Indeed, many of the participants in the experiment were self-motivated to enroll, out of curiosity about the effects of magic mushrooms or because they too wanted the opportunity to self-reflect. Many participants already engaged in spiritual activities like meditation, religious services and prayer. That may help explain why they were so sensitive to the effects of the drug, the researchers acknowledged.
MORE: More Evidence That Marijuana-Like Drugs May Help Prevent PTSD
Brian had always been a deeply spiritual man. He had recently been drawn to Eastern religions and the notion that the separation of our selves from the rest of the world was illusory, and said he signed up for the study because he was curious. He jokes that he hadn’t tried psychedelics earlier because “I was actually a victim of my own good judgment in my youth.”
During his experience with a higher dose of psilocybin, he says, “I was just able to drop ego totally and experience the world without all those filters, and experience Brian without all that.”
He describes his experience on the highest possible dose of psilocybin this way:
There was this point where, basically, I forgot about anything Brian-like or who Brian was. I was really in touch with all experience: whatever happened was part of me. I was not observing — I was whatever was happening. The other thing that was so memorable was that everything was so beautiful and it made me cry because the beauty was so exquisite. And then I’d remember how painful and how messy it all was. I was laughing and crying for like three hours straight.
I was absolutely that certain that everything was just the same thing, just different flavors and tastes of one underlying reality and being so grateful to be alive and able to experience it.
Brian says that this recognition made him more tolerant and more compassionate. “What was happening to me was real and [yet] the person next to me might not be seeing the same thing. It became absolutely obvious that perspective determines your experience with reality and that maybe being able to take more perspectives than one will give you a more rich and probably more true version of what reality is.”
MORE: Ecstasy as Therapy: Have Some of its Negative Effects Been Overblown?
In her most positive session, Estevez describes the experience of having a godlike presence with her. “It said to me, ‘Is there anything you want?’ I thought, ‘want?'” says Estevez. “[I knew that] there was this person named Maria in space and time and that she had long lists of things she wanted. That was me. But I just said no. Later, I thought, Wow, if that was case, who was answering?”
Estevez says that she, too, has become more open and empathetic since taking psilocybin. “I am much more forgiving of friends and strangers,” she says. “I’m much more accommodating because I’ve been there, and it really isn’t such a big deal.”
Of course, most drugs that are powerful enough to do good also have the power to do harm, so careful study will be needed to see if long-lasting negative effects also occur.

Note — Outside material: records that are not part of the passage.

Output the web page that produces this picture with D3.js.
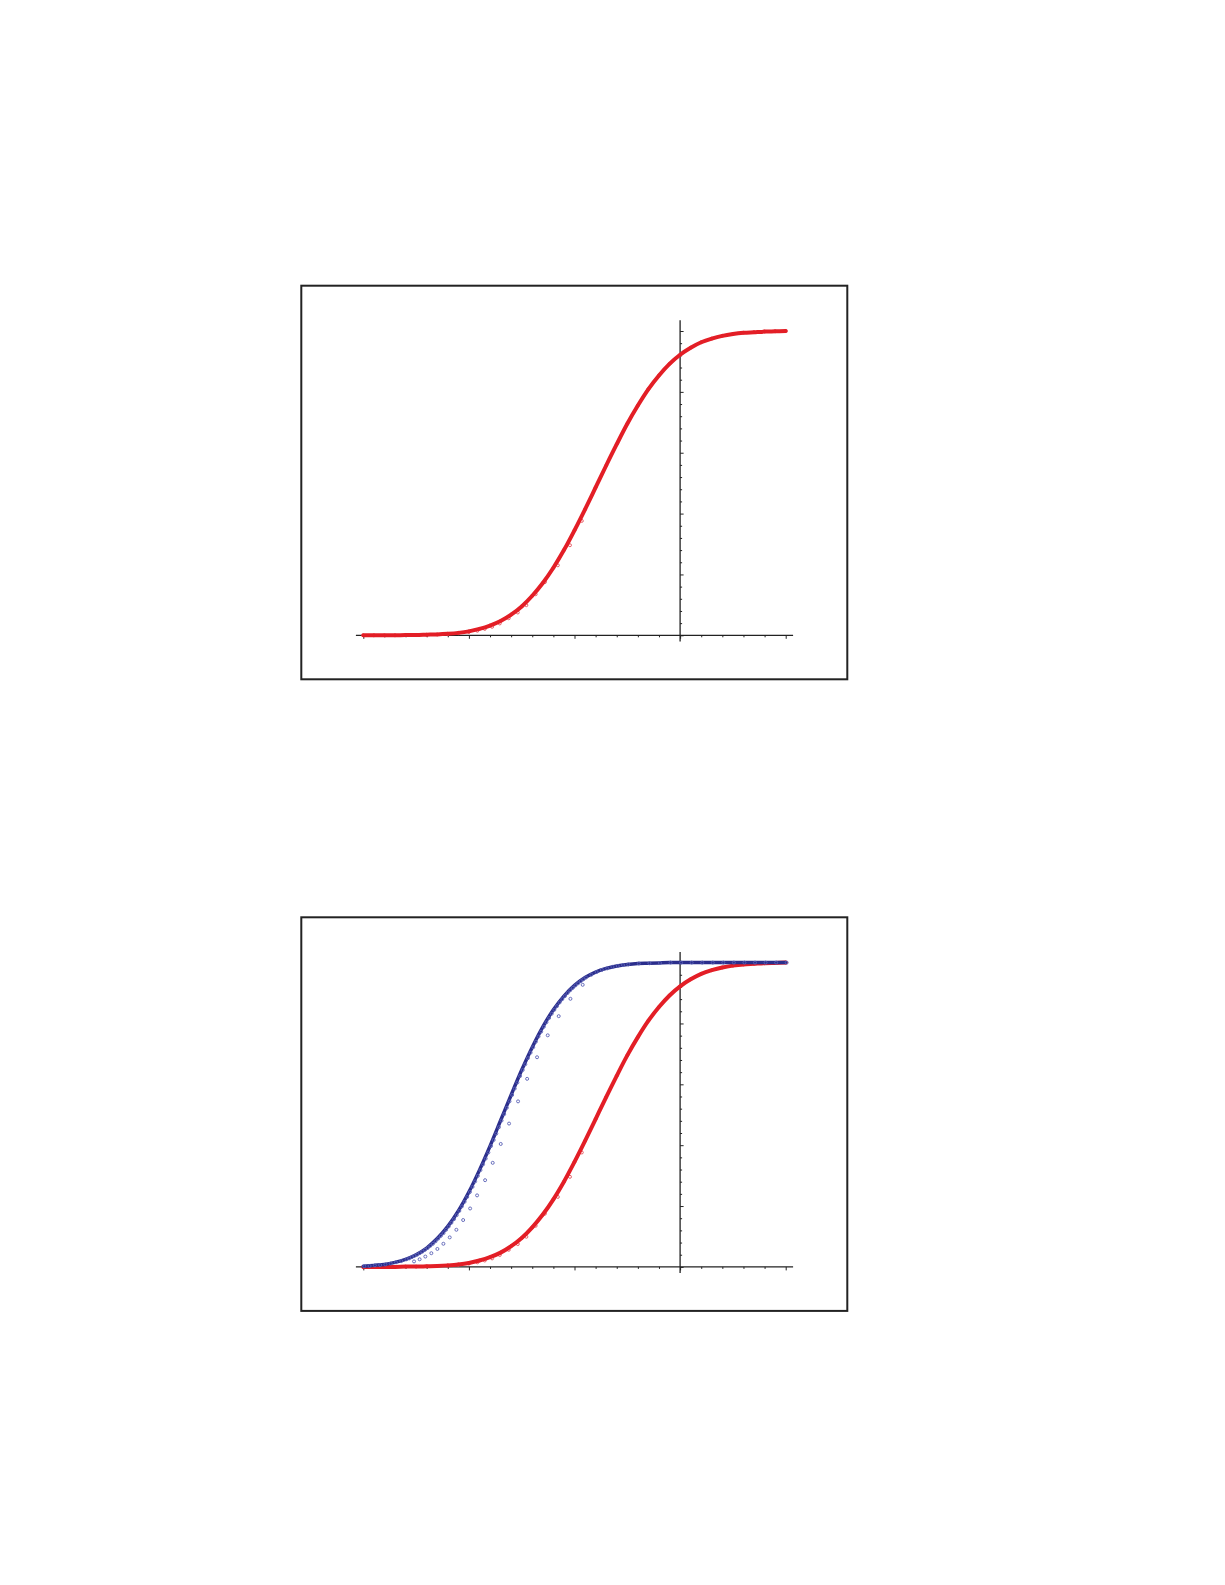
<!DOCTYPE html>
<html>
<head>
  <meta charset="utf-8">
  <title>Fitted curves</title>
  <script src="https://d3js.org/d3.v7.min.js"></script>
  <style>
    body { margin: 0; background: white; }
    svg { display: block; }
  </style>
</head>
<body>
<svg id="myCanvas" width="1225" height="1585"></svg>
<script>
  var fitX = [-3.0, -2.9, -2.8, -2.7, -2.6, -2.5, -2.4, -2.3, -2.2, -2.1,
              -2.0, -1.9, -1.8, -1.7, -1.6, -1.5, -1.4, -1.3, -1.2, -1.1,
              -1.0, -0.9, -0.8, -0.7, -0.6, -0.5, -0.4, -0.3, -0.2, -0.1,
               0.0, 0.1, 0.2, 0.3, 0.4, 0.5, 0.6, 0.7, 0.8, 0.9, 1.0];

  // red fitted curve (both panels)
  var redFit = [0.000, 0.000, 0.000, 0.000, 0.001, 0.001, 0.002, 0.003, 0.005, 0.008,
                0.013, 0.021, 0.032, 0.047, 0.068, 0.095, 0.130, 0.172, 0.222, 0.280,
                0.345, 0.414, 0.486, 0.558, 0.628, 0.695, 0.755, 0.809, 0.854, 0.892,
                0.922, 0.945, 0.963, 0.975, 0.984, 0.990, 0.994, 0.996, 0.998, 0.999, 1.000];

  // blue fitted curve (bottom panel)
  var blueFit = [0.002, 0.005, 0.008, 0.015, 0.025, 0.040, 0.062, 0.093, 0.133, 0.184,
                 0.246, 0.318, 0.397, 0.481, 0.565, 0.647, 0.722, 0.789, 0.845, 0.890,
                 0.925, 0.951, 0.969, 0.981, 0.989, 0.994, 0.997, 0.998, 0.999, 1.000,
                 1.000, 1.000, 1.000, 1.000, 1.000, 1.000, 1.000, 1.000, 1.000, 1.000, 1.000];

  // red observations that sit a little below the curve
  var redLagX = [-2.2, -2.1, -2.0, -1.92, -1.85, -1.78, -1.708, -1.623, -1.537, -1.456,
                 -1.368, -1.28, -1.158, -1.043, -0.931];
  var redLagY = [0.004, 0.007, 0.011, 0.015, 0.021, 0.028, 0.039, 0.056, 0.075, 0.099,
                 0.135, 0.175, 0.230, 0.296, 0.376];

  // dense blue observations along the curve
  var blueDotX = [-3.0, -2.95, -2.9, -2.85, -2.8, -2.75, -2.7, -2.65,
                  -2.6, -2.575, -2.55, -2.525, -2.5, -2.475, -2.45, -2.425,
                  -2.4, -2.375, -2.35, -2.325, -2.3, -2.275, -2.25, -2.225,
                  -2.2, -2.175, -2.15, -2.125, -2.1, -2.075, -2.05, -2.025,
                  -2.0, -1.975, -1.95, -1.925, -1.9, -1.875, -1.85, -1.825,
                  -1.8, -1.775, -1.75, -1.725, -1.7, -1.675, -1.65, -1.625,
                  -1.6, -1.575, -1.55, -1.525, -1.5, -1.475, -1.45, -1.425,
                  -1.4, -1.375, -1.35, -1.325, -1.3, -1.275, -1.25, -1.225,
                  -1.2, -1.175, -1.15, -1.125, -1.1, -1.075, -1.05, -1.025,
                  -1.0, -0.975, -0.95, -0.925, -0.9, -0.85, -0.8, -0.75,
                  -0.7, -0.65, -0.6, -0.55, -0.5, -0.4, -0.3, -0.2,
                  -0.1, 0.0, 0.1, 0.2, 0.3, 0.4, 0.5, 0.6, 0.7, 0.8, 0.9, 1.0];
  var blueDotY = [0.002, 0.003, 0.005, 0.006, 0.008, 0.011, 0.015, 0.019,
                  0.025, 0.028, 0.032, 0.036, 0.040, 0.045, 0.050, 0.056,
                  0.062, 0.069, 0.076, 0.084, 0.093, 0.102, 0.111, 0.122,
                  0.133, 0.145, 0.157, 0.170, 0.184, 0.199, 0.214, 0.230,
                  0.246, 0.263, 0.281, 0.299, 0.318, 0.337, 0.356, 0.376,
                  0.397, 0.417, 0.438, 0.459, 0.481, 0.502, 0.523, 0.544,
                  0.565, 0.586, 0.606, 0.627, 0.647, 0.666, 0.686, 0.704,
                  0.722, 0.740, 0.757, 0.773, 0.789, 0.804, 0.818, 0.832,
                  0.845, 0.857, 0.869, 0.880, 0.890, 0.900, 0.909, 0.917,
                  0.925, 0.932, 0.939, 0.945, 0.951, 0.960, 0.969, 0.976,
                  0.981, 0.986, 0.989, 0.992, 0.994, 0.997, 0.998, 0.999,
                  1.000, 1.000, 1.000, 1.000, 1.000, 1.000, 1.000, 1.000, 1.000, 1.000, 1.000, 1.000];

  // blue observations lagging to the right of the curve
  var blueLagX = [-2.529, -2.476, -2.422, -2.365, -2.308, -2.251, -2.191, -2.128, -2.064, -1.998,
                  -1.932, -1.856, -1.784, -1.708, -1.629, -1.544, -1.458, -1.364, -1.263, -1.159,
                  -1.048, -0.932];
  var blueLagY = [0.018, 0.025, 0.034, 0.045, 0.059, 0.076, 0.097, 0.122, 0.154, 0.192,
                  0.235, 0.285, 0.342, 0.404, 0.471, 0.544, 0.618, 0.689, 0.761, 0.824,
                  0.881, 0.927];

  var majorTicksX = [-3, -2, -1, 0, 1];
  var majorTicksY = [0, 0.2, 0.4, 0.6, 0.8, 1.0];

  var red = "#e31e26", redDot = "#e5505a";
  var blue = "#2b2e8c", blueDot = "#5a61b6";

  var svg = d3.select("#myCanvas");

  function zip(xs, ys) { return xs.map((v, i) => [v, ys[i]]); }

  function drawPanel(top, series) {
    var g = svg.append("g").attr("transform", `translate(0,${top})`);

    var x = d3.scaleLinear([-3, 1], [363.3, 785.7]);
    var y = d3.scaleLinear([0, 1], [349.6, 45.3]);

    g.append("rect")
      .attr("x", 301.3).attr("y", 0)
      .attr("width", 546).attr("height", 393.6)
      .attr("fill", "none").attr("stroke", "#222").attr("stroke-width", 2);

    // axis lines
    g.append("line")
      .attr("x1", x(-3.07)).attr("x2", x(1.07))
      .attr("y1", y(0)).attr("y2", y(0))
      .attr("stroke", "#222").attr("stroke-width", 1.3);
    g.append("line")
      .attr("x1", x(0)).attr("x2", x(0))
      .attr("y1", y(-0.02)).attr("y2", y(1.035))
      .attr("stroke", "#222").attr("stroke-width", 1.3);

    // ticks, no labels
    var minorX = d3.range(-3, 1.001, 0.2).filter(v => !majorTicksX.some(m => Math.abs(m - v) < 1e-6));
    var minorY = d3.range(0, 1.001, 0.04).filter(v => !majorTicksY.some(m => Math.abs(m - v) < 1e-6));

    [[majorTicksX, 3.5], [minorX, 2]].forEach(([vals, len]) => {
      g.append("g")
        .attr("transform", `translate(0,${y(0)})`)
        .call(d3.axisBottom(x).tickValues(vals).tickSize(len).tickSizeOuter(0).tickFormat(""))
        .call(a => a.select(".domain").remove())
        .selectAll("line").attr("stroke", "#222").attr("stroke-width", 1);
    });
    [[majorTicksY, 3.5], [minorY, 2]].forEach(([vals, len]) => {
      g.append("g")
        .attr("transform", `translate(${x(0)},0)`)
        .call(d3.axisRight(y).tickValues(vals).tickSize(len).tickSizeOuter(0).tickFormat(""))
        .call(a => a.select(".domain").remove())
        .selectAll("line").attr("stroke", "#222").attr("stroke-width", 1);
    });

    var line = d3.line().x(d => x(d[0])).y(d => y(d[1])).curve(d3.curveCatmullRom);

    series.forEach(s => {
      var dots = () => g.append("g").selectAll("circle")
        .data(s.dots)
        .join("circle")
        .attr("cx", d => x(d[0]) + s.dotShift).attr("cy", d => y(d[1]))
        .attr("r", 1.5)
        .attr("fill", "none").attr("stroke", s.dotColor).attr("stroke-width", 0.9);

      if (!s.dotsOnTop) dots();
      g.append("path")
        .datum(s.fit)
        .attr("d", line)
        .attr("fill", "none")
        .attr("stroke", s.color)
        .attr("stroke-width", s.width)
        .attr("stroke-linecap", "round");
      if (s.dotsOnTop) dots();
    });
  }

  var redSeries = {
    fit: zip(fitX, redFit),
    dots: zip(fitX, redFit).concat(zip(redLagX, redLagY)),
    color: red, dotColor: redDot, width: 4, dotShift: 0, dotsOnTop: false
  };
  var blueSeries = {
    fit: zip(fitX, blueFit),
    dots: zip(blueDotX, blueDotY).concat(zip(blueLagX, blueLagY)),
    color: blue, dotColor: blueDot, width: 3.5, dotShift: 1, dotsOnTop: true
  };

  drawPanel(285.7, [redSeries]);
  drawPanel(917.3, [redSeries, blueSeries]);
</script>
</body>
</html>
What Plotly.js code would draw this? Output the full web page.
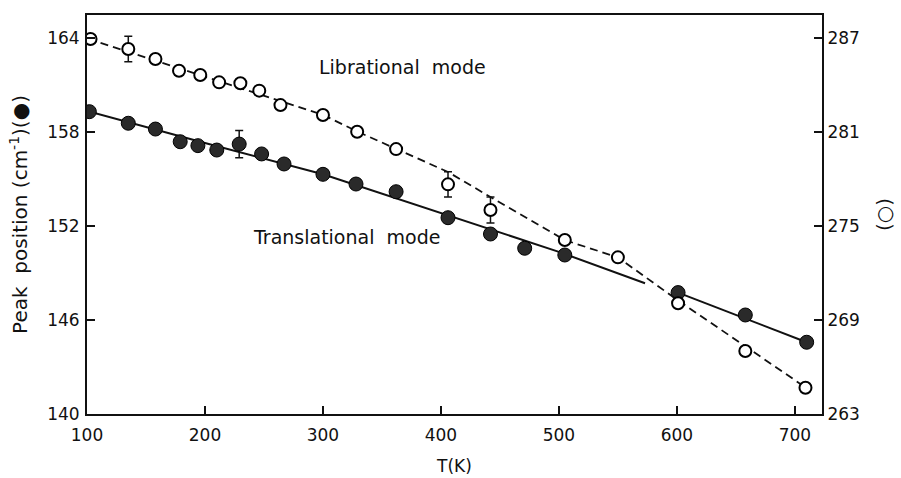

“We haven’t seen [any evidence of lasting negative effects] in our studies,”says Roland Griffiths, a co-author of the research and professor of behavioral biology at Hopkins. “People can have very negative effects of psilocybin and have anxiety or fearfulness but that’s time-limited, and none of those people report lasting negative effects.”
The researchers are currently seeking participants for a new study on the potentially mood-enhancing effects of psilocybin in current or former cancer patients who are anxious or depressed. (Click here for more info.) The scientists ultimately hope to be able to use psychedelics in treatments for mental illness and to study the nature of consciousness itself.
The new research was published in the Journal of Psychopharmacology.
Updated: The original post did not include the full title of the journal in which the research appeared.